— THE REQUEST —
From the listing below, select every line where the word "this" appears.

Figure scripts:
######

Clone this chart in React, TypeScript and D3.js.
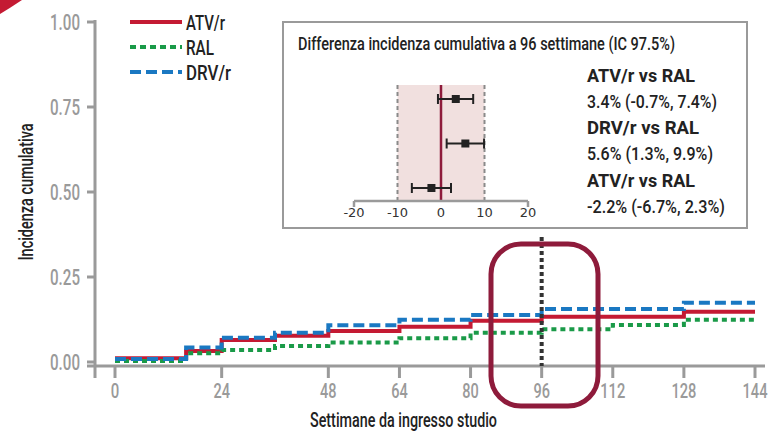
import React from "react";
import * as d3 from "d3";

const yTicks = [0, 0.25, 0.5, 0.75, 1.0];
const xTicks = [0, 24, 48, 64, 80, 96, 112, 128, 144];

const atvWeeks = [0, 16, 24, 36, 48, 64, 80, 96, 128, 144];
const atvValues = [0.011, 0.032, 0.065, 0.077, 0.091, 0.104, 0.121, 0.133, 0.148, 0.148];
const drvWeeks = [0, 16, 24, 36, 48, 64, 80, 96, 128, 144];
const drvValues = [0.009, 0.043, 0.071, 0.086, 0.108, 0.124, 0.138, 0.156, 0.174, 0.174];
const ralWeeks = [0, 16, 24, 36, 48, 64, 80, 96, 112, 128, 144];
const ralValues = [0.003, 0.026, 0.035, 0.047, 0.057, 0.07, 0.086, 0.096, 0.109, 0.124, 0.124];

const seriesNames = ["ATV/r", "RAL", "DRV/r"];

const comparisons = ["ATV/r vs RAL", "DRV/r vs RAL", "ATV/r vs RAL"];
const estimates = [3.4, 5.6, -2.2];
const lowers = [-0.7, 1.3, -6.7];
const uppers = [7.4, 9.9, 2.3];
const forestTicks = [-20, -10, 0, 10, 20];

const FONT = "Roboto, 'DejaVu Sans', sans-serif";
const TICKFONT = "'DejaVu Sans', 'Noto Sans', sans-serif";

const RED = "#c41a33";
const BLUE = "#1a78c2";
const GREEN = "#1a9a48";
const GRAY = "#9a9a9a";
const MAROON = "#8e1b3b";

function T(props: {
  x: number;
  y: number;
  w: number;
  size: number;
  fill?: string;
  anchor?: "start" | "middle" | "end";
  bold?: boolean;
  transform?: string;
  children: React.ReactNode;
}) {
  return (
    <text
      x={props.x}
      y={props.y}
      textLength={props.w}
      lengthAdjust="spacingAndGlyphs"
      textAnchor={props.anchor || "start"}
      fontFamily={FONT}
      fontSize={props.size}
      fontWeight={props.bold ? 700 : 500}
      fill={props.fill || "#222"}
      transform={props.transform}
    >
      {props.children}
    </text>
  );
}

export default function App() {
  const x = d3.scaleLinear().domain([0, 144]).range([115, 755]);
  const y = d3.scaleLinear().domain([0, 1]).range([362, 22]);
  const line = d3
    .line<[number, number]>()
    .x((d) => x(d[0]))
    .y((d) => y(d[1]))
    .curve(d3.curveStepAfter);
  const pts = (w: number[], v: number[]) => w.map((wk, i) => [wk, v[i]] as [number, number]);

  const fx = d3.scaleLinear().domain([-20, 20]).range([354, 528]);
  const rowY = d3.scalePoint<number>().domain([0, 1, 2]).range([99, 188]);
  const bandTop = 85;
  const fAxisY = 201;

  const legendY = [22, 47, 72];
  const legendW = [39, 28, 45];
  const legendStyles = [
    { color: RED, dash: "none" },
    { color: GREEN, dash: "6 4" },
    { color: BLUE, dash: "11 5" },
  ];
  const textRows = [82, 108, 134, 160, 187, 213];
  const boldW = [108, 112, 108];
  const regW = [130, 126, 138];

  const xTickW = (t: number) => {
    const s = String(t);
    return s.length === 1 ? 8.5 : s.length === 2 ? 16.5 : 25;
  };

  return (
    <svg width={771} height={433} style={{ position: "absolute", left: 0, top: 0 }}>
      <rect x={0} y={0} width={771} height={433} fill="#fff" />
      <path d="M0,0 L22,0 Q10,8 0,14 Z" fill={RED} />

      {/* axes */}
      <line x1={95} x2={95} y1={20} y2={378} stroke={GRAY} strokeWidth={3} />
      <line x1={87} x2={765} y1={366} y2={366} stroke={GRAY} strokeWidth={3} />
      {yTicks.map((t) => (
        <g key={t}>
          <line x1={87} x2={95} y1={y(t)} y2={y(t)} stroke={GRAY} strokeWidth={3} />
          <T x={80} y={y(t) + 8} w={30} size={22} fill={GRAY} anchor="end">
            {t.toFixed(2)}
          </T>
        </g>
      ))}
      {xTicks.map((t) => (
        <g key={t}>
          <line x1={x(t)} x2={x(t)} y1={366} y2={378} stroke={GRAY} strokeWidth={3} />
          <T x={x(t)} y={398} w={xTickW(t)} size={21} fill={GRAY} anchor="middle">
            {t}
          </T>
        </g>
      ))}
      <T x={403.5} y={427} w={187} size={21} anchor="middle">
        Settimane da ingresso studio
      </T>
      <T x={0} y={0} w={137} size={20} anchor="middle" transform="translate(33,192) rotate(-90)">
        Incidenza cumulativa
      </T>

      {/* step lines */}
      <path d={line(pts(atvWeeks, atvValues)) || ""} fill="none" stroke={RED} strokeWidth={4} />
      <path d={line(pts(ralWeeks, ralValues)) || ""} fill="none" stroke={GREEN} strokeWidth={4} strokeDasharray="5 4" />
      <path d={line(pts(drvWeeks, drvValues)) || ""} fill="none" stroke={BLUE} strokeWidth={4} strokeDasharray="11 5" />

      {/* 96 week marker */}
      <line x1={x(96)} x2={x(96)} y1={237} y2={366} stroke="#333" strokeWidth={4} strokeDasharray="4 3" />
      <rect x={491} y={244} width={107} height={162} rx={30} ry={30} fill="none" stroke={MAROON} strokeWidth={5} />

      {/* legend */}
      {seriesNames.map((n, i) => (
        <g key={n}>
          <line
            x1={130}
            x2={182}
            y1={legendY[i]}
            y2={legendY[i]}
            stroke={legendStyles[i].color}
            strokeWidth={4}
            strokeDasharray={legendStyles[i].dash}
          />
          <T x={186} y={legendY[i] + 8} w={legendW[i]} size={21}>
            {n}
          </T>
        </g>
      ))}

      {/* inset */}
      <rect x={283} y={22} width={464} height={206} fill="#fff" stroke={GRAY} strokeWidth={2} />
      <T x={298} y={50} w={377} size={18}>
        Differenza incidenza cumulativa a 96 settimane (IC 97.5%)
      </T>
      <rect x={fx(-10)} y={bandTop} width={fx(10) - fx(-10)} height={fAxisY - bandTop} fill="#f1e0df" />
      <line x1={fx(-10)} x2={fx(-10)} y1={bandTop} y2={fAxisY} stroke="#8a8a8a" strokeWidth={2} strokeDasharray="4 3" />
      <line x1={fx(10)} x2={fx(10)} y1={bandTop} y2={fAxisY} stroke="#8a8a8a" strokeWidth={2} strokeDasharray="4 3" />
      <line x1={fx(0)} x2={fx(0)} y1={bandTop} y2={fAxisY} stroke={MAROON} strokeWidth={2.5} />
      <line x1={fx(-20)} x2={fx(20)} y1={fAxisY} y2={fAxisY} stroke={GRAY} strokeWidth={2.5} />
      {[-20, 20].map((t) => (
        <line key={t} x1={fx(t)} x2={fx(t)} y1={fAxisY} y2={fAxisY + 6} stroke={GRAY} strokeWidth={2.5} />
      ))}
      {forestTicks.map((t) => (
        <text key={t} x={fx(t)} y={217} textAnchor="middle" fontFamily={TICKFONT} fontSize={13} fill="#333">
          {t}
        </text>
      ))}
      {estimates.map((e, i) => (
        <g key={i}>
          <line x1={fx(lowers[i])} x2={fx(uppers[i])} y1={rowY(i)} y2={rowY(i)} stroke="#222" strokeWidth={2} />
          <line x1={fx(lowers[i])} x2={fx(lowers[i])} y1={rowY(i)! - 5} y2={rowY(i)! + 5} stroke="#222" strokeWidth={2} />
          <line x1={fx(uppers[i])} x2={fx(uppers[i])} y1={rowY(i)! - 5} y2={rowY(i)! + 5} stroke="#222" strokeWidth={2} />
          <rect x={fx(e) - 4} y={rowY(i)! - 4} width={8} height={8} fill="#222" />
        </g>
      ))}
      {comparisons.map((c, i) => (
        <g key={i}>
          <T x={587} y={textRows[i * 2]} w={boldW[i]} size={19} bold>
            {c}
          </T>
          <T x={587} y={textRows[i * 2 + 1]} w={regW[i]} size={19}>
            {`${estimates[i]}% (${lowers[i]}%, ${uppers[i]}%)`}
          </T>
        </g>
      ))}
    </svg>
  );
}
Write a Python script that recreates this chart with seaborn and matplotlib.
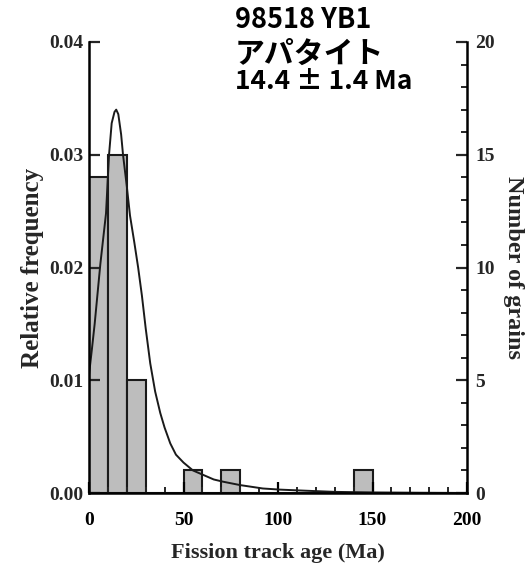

######

— COMPLETED TASK —
Clone this chart in React, TypeScript and D3.js.
Write a Python script that recreates this chart with seaborn and matplotlib.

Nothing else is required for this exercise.